*** Record list ***

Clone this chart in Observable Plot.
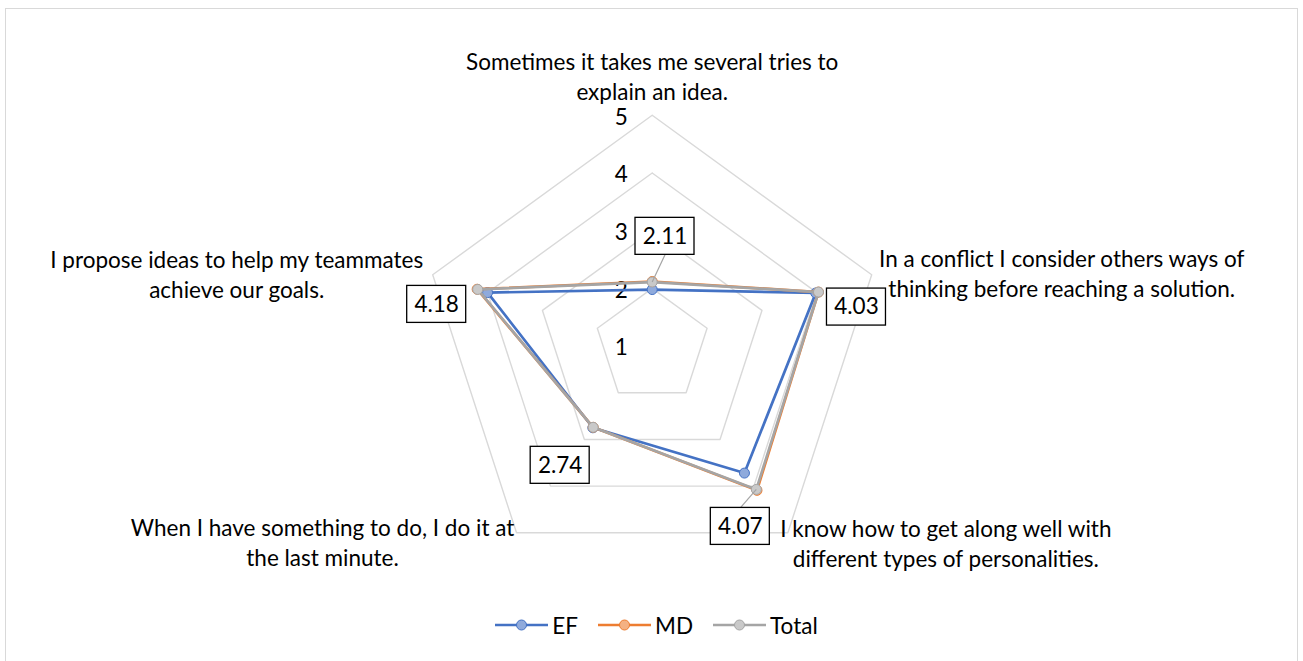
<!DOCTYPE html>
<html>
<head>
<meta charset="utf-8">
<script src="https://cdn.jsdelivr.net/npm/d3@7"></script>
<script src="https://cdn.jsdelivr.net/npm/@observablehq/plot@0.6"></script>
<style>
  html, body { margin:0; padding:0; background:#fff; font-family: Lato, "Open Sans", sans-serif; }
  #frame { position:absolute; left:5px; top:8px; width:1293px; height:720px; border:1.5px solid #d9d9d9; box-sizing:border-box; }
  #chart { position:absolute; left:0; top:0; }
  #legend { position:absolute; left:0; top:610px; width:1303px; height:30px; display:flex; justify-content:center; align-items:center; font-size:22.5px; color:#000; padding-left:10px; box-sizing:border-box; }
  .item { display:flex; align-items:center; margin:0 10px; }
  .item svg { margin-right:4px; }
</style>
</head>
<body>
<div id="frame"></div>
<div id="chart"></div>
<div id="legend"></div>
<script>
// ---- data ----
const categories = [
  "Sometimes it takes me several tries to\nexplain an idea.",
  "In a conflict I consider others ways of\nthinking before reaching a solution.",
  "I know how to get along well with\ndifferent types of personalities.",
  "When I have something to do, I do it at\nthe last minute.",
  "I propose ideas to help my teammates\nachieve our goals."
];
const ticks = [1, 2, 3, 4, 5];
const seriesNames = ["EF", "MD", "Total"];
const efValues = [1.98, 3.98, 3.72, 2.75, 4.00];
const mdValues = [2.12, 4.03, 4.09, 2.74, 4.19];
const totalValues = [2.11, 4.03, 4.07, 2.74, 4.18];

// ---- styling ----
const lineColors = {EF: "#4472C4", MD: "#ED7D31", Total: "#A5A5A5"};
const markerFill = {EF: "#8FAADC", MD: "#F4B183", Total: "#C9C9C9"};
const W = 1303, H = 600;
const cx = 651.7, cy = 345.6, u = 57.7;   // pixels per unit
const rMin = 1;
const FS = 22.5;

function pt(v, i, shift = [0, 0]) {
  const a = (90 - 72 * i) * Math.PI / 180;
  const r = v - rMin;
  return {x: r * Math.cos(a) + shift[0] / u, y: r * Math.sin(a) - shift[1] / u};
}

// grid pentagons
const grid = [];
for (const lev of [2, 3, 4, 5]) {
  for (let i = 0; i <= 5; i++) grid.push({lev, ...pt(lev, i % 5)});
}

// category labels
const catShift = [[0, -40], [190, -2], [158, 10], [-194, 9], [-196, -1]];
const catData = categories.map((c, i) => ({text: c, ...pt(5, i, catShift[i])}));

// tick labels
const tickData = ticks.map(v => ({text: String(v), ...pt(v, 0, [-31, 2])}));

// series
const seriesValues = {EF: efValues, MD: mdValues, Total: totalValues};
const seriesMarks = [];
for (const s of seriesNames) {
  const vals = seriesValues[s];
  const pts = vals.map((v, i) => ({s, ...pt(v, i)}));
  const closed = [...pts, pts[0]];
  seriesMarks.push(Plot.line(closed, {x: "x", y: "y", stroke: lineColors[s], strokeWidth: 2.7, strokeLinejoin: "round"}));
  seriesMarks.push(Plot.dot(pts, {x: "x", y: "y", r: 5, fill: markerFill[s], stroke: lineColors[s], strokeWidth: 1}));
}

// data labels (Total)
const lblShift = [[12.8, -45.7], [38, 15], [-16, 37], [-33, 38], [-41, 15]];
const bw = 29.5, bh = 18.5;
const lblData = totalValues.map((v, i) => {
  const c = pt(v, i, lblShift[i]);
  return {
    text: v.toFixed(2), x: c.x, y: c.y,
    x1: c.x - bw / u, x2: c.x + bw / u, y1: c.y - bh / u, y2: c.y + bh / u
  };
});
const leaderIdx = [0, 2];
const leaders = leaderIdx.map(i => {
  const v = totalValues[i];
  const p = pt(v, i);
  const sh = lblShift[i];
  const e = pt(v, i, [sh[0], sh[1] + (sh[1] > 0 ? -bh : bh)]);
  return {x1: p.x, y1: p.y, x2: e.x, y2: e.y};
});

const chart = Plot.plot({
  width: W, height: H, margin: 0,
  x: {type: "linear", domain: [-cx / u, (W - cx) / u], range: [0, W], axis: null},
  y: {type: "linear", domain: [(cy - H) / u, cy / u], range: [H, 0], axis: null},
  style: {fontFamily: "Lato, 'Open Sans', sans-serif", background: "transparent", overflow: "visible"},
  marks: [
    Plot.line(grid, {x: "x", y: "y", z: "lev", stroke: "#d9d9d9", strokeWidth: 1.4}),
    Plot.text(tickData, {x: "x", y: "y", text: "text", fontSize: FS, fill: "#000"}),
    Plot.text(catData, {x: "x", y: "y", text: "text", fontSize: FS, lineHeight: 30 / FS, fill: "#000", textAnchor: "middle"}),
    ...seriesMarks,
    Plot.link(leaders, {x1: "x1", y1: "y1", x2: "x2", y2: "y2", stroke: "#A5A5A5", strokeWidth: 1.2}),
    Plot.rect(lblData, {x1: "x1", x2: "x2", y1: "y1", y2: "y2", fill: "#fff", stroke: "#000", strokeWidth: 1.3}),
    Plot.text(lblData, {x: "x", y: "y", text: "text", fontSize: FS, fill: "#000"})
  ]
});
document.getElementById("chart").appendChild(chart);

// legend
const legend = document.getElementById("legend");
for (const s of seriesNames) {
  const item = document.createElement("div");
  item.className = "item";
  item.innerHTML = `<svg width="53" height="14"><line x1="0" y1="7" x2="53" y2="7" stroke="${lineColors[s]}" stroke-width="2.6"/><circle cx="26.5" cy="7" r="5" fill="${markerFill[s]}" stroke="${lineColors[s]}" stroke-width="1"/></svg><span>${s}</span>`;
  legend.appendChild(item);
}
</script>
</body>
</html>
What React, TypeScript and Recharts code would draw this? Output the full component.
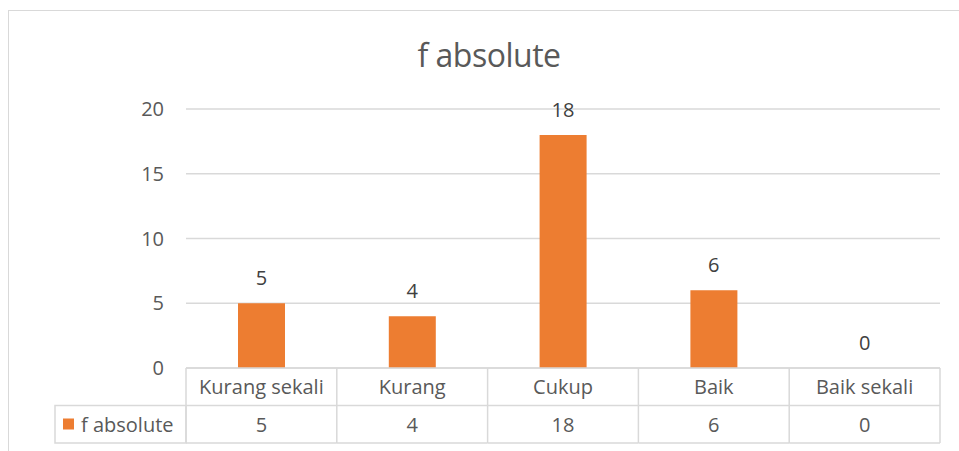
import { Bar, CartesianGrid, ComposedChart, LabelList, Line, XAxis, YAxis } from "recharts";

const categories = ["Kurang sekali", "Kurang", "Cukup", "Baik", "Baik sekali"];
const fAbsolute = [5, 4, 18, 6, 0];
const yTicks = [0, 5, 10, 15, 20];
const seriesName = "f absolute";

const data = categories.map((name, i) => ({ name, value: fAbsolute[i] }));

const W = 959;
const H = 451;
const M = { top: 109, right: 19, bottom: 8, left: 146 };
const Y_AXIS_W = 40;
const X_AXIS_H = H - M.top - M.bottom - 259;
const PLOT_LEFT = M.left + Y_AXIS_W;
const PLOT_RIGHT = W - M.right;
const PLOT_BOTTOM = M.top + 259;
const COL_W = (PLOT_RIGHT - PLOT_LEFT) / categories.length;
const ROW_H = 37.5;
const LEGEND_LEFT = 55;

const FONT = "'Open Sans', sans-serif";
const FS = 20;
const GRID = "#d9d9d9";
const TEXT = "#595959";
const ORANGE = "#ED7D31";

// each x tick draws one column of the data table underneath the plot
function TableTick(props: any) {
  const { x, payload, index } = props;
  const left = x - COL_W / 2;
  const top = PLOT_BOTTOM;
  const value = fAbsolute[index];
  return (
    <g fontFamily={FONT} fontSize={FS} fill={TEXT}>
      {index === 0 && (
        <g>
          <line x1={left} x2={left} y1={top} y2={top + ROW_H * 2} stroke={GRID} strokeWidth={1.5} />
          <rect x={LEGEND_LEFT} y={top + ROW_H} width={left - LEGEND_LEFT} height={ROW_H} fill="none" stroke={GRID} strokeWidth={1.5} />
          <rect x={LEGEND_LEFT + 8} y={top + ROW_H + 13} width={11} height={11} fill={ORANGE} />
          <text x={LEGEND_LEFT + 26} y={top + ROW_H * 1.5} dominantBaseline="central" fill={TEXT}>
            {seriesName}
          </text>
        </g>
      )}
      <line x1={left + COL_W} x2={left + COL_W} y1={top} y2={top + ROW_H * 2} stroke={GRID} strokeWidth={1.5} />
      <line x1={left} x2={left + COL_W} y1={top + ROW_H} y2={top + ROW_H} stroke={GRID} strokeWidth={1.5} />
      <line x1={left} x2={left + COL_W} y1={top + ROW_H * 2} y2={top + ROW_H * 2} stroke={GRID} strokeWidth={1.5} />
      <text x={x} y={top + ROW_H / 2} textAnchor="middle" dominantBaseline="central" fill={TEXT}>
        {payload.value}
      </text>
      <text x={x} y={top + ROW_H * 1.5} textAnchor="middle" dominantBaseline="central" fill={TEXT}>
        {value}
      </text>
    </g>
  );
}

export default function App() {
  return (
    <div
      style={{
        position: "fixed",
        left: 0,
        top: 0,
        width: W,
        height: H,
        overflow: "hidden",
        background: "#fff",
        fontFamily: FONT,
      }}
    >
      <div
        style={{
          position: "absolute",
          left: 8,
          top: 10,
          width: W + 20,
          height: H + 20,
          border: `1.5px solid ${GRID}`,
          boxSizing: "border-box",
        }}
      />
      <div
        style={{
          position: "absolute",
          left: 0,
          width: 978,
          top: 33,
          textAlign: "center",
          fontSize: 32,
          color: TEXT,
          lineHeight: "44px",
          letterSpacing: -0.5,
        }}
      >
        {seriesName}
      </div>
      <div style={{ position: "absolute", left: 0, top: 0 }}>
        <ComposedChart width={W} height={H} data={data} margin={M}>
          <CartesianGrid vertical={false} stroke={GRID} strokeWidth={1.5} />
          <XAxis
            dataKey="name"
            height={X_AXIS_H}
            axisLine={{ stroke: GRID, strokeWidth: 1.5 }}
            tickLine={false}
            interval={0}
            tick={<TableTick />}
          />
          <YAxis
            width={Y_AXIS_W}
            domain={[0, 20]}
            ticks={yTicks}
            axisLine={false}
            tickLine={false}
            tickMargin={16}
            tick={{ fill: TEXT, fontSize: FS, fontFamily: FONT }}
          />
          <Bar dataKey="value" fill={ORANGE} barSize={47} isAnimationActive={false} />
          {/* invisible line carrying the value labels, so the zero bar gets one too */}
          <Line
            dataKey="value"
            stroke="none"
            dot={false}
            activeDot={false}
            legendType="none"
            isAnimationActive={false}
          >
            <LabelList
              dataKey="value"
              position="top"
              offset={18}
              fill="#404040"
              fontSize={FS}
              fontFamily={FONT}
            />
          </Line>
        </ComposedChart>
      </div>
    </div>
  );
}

***

The task
Collect from the data above every line that includes "this".

Correct output
Clone this chart in Observable Plot.
What React, TypeScript and Recharts code would draw this? Output the full component.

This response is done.